The definition of what a blessing is was made more evident when seven days before Ezra's birth my sister in law and brother had a miscarriage at 17 weeks and lost their baby boy, Bennett, and one day after that Jeff's sister and brother in law welcomed a healthy baby boy, Leo.  All three of these boys born in the same week were a true blessing because each of them brought joy to the people who love them even though all three of them had very different paths.  This experience has allowed us to now look at not the circumstance that surrounds the baby but what the baby brings into the world as to "what a blessing" means.  True joy, and therefore blessings, can be found in many situations and people.
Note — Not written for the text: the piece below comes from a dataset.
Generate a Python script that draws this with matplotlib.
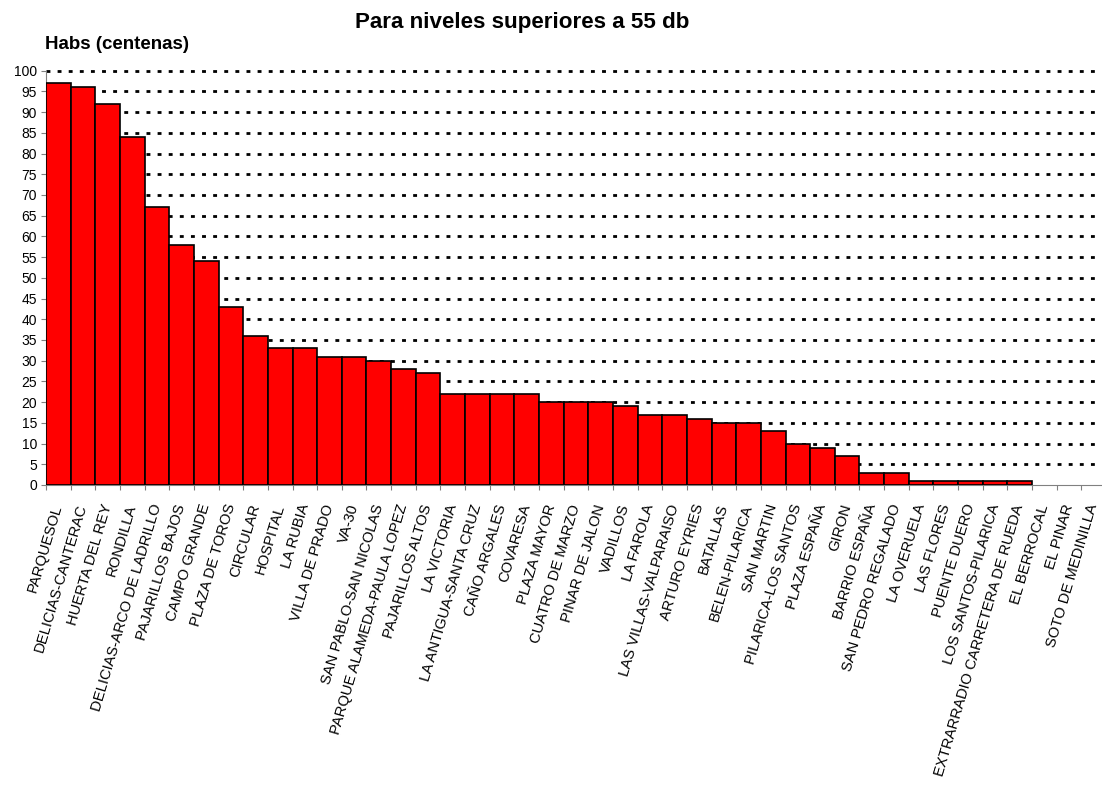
import numpy as np
import matplotlib
matplotlib.use("Agg")
import matplotlib.pyplot as plt

plt.rcParams['font.family'] = ['Liberation Sans', 'DejaVu Sans']

barrios = [
    "PARQUESOL", "DELICIAS-CANTERAC", "HUERTA DEL REY", "RONDILLA",
    "DELICIAS-ARCO DE LADRILLO", "PAJARILLOS BAJOS", "CAMPO GRANDE",
    "PLAZA DE TOROS", "CIRCULAR", "HOSPITAL", "LA RUBIA", "VILLA DE PRADO",
    "VA-30", "SAN PABLO-SAN NICOLAS", "PARQUE ALAMEDA-PAULA LOPEZ",
    "PAJARILLOS ALTOS", "LA VICTORIA", "LA ANTIGUA-SANTA CRUZ",
    "CAÑO ARGALES", "COVARESA", "PLAZA MAYOR", "CUATRO DE MARZO",
    "PINAR DE JALON", "VADILLOS", "LA FAROLA", "LAS VILLAS-VALPARAISO",
    "ARTURO EYRIES", "BATALLAS", "BELEN-PILARICA", "SAN MARTIN",
    "PILARICA-LOS SANTOS", "PLAZA ESPAÑA", "GIRON", "BARRIO ESPAÑA",
    "SAN PEDRO REGALADO", "LA OVERUELA", "LAS FLORES", "PUENTE DUERO",
    "LOS SANTOS-PILARICA", "EXTRARRADIO CARRETERA DE RUEDA",
    "EL BERROCAL", "EL PINAR", "SOTO DE MEDINILLA",
]
habitantes = [
    97, 96, 92, 84, 67, 58, 54, 43, 36, 33, 33, 31, 31, 30, 28, 27,
    22, 22, 22, 22, 20, 20, 20, 19, 17, 17, 16, 15, 15, 13, 10, 9, 7,
    3, 3, 1, 1, 1, 1, 1, 0, 0, 0,
]
yticks = list(range(0, 101, 5))

fig = plt.figure(figsize=(11.02, 7.85), dpi=100)
# plot area runs a little past the right edge, as in the original crop
ax = fig.add_axes([46 / 1102, 0.3822, 1060 / 1102, 0.5278])

x = np.arange(len(barrios))
bordes = [1.2 if v > 0 else 0 for v in habitantes]
ax.bar(x, habitantes, width=1.0, color="#FF0000", edgecolor="black",
       linewidth=bordes, zorder=3)

ax.set_xlim(-0.5, len(barrios) - 0.5)
ax.set_ylim(0, 100)
ax.set_yticks(yticks)
ax.tick_params(axis="y", labelsize=10, length=3.5, color="#808080", pad=3)

# ticks between categories, labels at centres
ax.set_xticks(np.arange(len(barrios) + 1) - 0.5)
ax.set_xticklabels([])
ax.tick_params(axis="x", which="major", length=3.5, color="#808080")
ax.set_xticks(x, minor=True)
ax.set_xticklabels(barrios, minor=True, rotation=73.5, ha="right",
                   va="center", rotation_mode="anchor", fontsize=10.6)
ax.tick_params(axis="x", which="minor", length=0, pad=14)

ax.yaxis.grid(True, color="black", linestyle=(0, (1.4, 2.6)), linewidth=2)
ax.set_axisbelow(True)
grid = ax.get_ygridlines()
grid[0].set_visible(False)
for gl in grid:
    gl.set_clip_on(False)

for s in ["top", "right"]:
    ax.spines[s].set_visible(False)
ax.spines["left"].set_color("#808080")
ax.spines["bottom"].set_color("#808080")

fig.text(522.5 / 1102, 1 - 28 / 785, "Para niveles superiores a 55 db",
         ha="center", va="baseline", fontsize=16.1, fontweight="bold")
fig.text(45 / 1102, 1 - 49 / 785, "Habs (centenas)", ha="left",
         va="baseline", fontsize=13.5, fontweight="bold")

fig.savefig("out.png", dpi=100)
If you come across someone who isn't experiencing a normal pregnancy know that this doesn't mean their baby is less of a blessing to them and they aren't excited to welcome a little one into the world even though they are full of fear and unknowns at the same time. After talking to the other NICU parents that we met that phrase and excitement is still what parents want to hear and feel, just maybe with a little more caution depending on the circumstance. Regardless of the grief the situation is bringing, the number of tubes, medications, and surgeries ahead, or even how much time we are granted to even have these little ones with us,  there is also much joy, hope, and love found in that precious little one and that to us is the gift of a true blessing.

Comments

  1. Thank you for sharing your heart, your faith and your journey with us. Ezra has taught many people many things. What a blessing all of the Wildes are to so many.